8 A New Library Science
This shift from industrial scale provision of materials to information to knowledge requires a new approach to the study of librarians and library service. A beginning to this approach can be seen in this issue. A knowledge focus – what has been referred to as the knowledge school of thought in librarianship-necessitates the use theory of learning. In particular constructivist[14] concepts of learning. My own work builds on Gordon Pask’s Conversation theory[15] and newer dialectic conceptual frameworks to seek to understand how people build knowledge in a social framework. It is founded on the theory that knowledge construction is a cognitive process shaped by a dynamic social environment.
To truly study libraries, or more precisely librarians and their interactions with communities served, focus needs to be put on learning. It also needs to determine better metrics for participation over use. In other words, we need a library science that understands making meaning is not simply need plus exposure, but a complex interaction of the individual and the community together. We must build on the work of user experience and design thinking to provide platforms for individuals to encounter, understand, and then incorporate materials and thoughts into their own knowledge.
The interfaces and systems designed in library science must go beyond modeling people as users that define them only in relation to a system they use.
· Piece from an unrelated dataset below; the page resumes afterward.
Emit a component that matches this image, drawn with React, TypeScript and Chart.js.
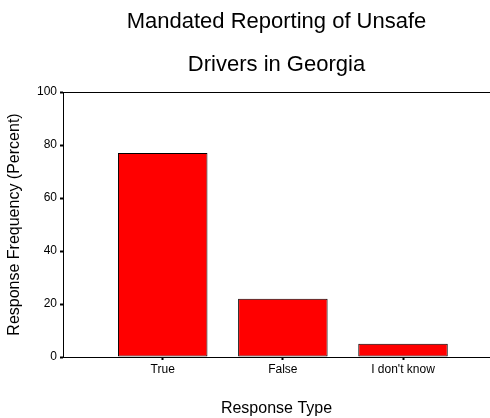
import React, { useEffect, useRef } from "react";
import { Chart, registerables } from "chart.js";

Chart.register(...registerables);

const titleLines = ["Mandated Reporting of Unsafe", "Drivers in Georgia"];
const categories = ["True", "False", "I don't know"];
const values = [77, 22, 5];
const yTicks = [0, 20, 40, 60, 80, 100];
const xAxisTitle = "Response Type";
const yAxisTitle = "Response Frequency (Percent)";

const FONT = "'Liberation Sans', Arial, Helvetica, sans-serif";

const topBorder = {
  id: "topBorder",
  afterDraw(chart: any) {
    const { ctx, chartArea } = chart;
    ctx.save();
    ctx.strokeStyle = "#000";
    ctx.lineWidth = 1;
    ctx.beginPath();
    const y = Math.round(chartArea.top) + 0.5;
    ctx.moveTo(chartArea.left, y);
    ctx.lineTo(chartArea.right, y);
    ctx.stroke();
    ctx.restore();
  },
};

export default function App() {
  const ref = useRef<HTMLCanvasElement | null>(null);

  useEffect(() => {
    document.body.style.margin = "0";
    const canvas = ref.current;
    if (!canvas) return;
    const chart = new Chart(canvas, {
      type: "bar",
      data: {
        datasets: [
          {
            data: values.map((v, i) => ({ x: i, y: v })),
            backgroundColor: "#ff0000",
            borderColor: "#000000",
            borderWidth: 1,
            borderSkipped: false,
            barPercentage: 0.745,
            categoryPercentage: 1,
          },
        ],
      },
      options: {
        animation: false,
        responsive: false,
        maintainAspectRatio: false,
        layout: { padding: 0 },
        plugins: {
          legend: { display: false },
          tooltip: { enabled: false },
          title: {
            display: true,
            text: titleLines,
            fullSize: false,
            color: "#000",
            font: { family: FONT, size: 22, weight: "normal", lineHeight: 43 / 22 },
            padding: { top: 0, bottom: 6 },
          },
        },
        scales: {
          x: {
            type: "linear",
            min: -0.83,
            max: 2.724,
            offset: false,
            afterBuildTicks: (scale: any) => {
              scale.ticks = categories.map((_, i) => ({ value: i }));
            },
            afterFit: (scale: any) => {
              scale.height = 61;
            },
            ticks: {
              autoSkip: false,
              maxRotation: 0,
              padding: 2,
              color: "#000",
              font: { family: FONT, size: 12 },
              callback: (v: any) => categories[v] ?? "",
            },
            grid: {
              offset: false,
              drawOnChartArea: false,
              drawTicks: true,
              tickLength: 3,
              tickWidth: 2,
              color: "#000",
            },
            border: { display: true, color: "#000", width: 1 },
            title: {
              display: true,
              text: xAxisTitle,
              color: "#000",
              font: { family: FONT, size: 16 },
              padding: { top: 0, bottom: 0 },
            },
          },
          y: {
            type: "linear",
            min: 0,
            max: 100,
            afterBuildTicks: (scale: any) => {
              scale.ticks = yTicks.map((v) => ({ value: v }));
            },
            afterFit: (scale: any) => {
              scale.width = 63;
            },
            ticks: {
              padding: 3,
              color: "#000",
              font: { family: FONT, size: 12 },
            },
            grid: {
              drawOnChartArea: false,
              drawTicks: true,
              tickLength: 3,
              tickWidth: 2,
              color: "#000",
            },
            border: { display: true, color: "#000", width: 1 },
            title: {
              display: true,
              text: yAxisTitle,
              color: "#000",
              font: { family: FONT, size: 16 },
              padding: { top: 5, bottom: 0 },
            },
          },
        },
      },
      plugins: [topBorder],
    } as any);
    return () => chart.destroy();
  }, []);

  return <canvas ref={ref} width={490} height={418} style={{ display: "block" }} />;
}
Discovery systems must facilitate searching and direct task integration. Our library systems must shed attempts at universal ways of organizing and presenting documents, and instead focus on capturing and exploiting unique relationships a person makes between documents, ideas, and people. Ontological work, such as FRBR, needs to understand that the determination of things likes works, and instances are definitions of the individuals more so than the materials being described. For libraries to fully embrace semantic web, they must see that semantics is a field about meaning, and that meaning is individual and a constant negotiation between individuals’ knowledge and the social context they find themselves within.
Lastly, shifting to knowledge makes the study of community, cognition, and learning central to library science over user-system interactions and material organization.
9 Conclusion
Ultimately, we do not have users or customers or patrons. We have people seeking to make meaning in their lives. They do that by reading AND writing. They do that by watching AND sharing AND creating. As librarians who adopt a new librarianship, you are now a corps of community engagement activists. Your job is not about materials or buildings...those are tools. Your job is about people, with your community being your true collection. You are not gatekeepers, but rather weavers of community narratives and understandings. You must be brave in bringing together the discordant voices of our members, bold in reaching out of your comfort zone to make those around you comfortable in sharing and learning. This is our time, we are the right profession, and our communities need us. Let’s get started.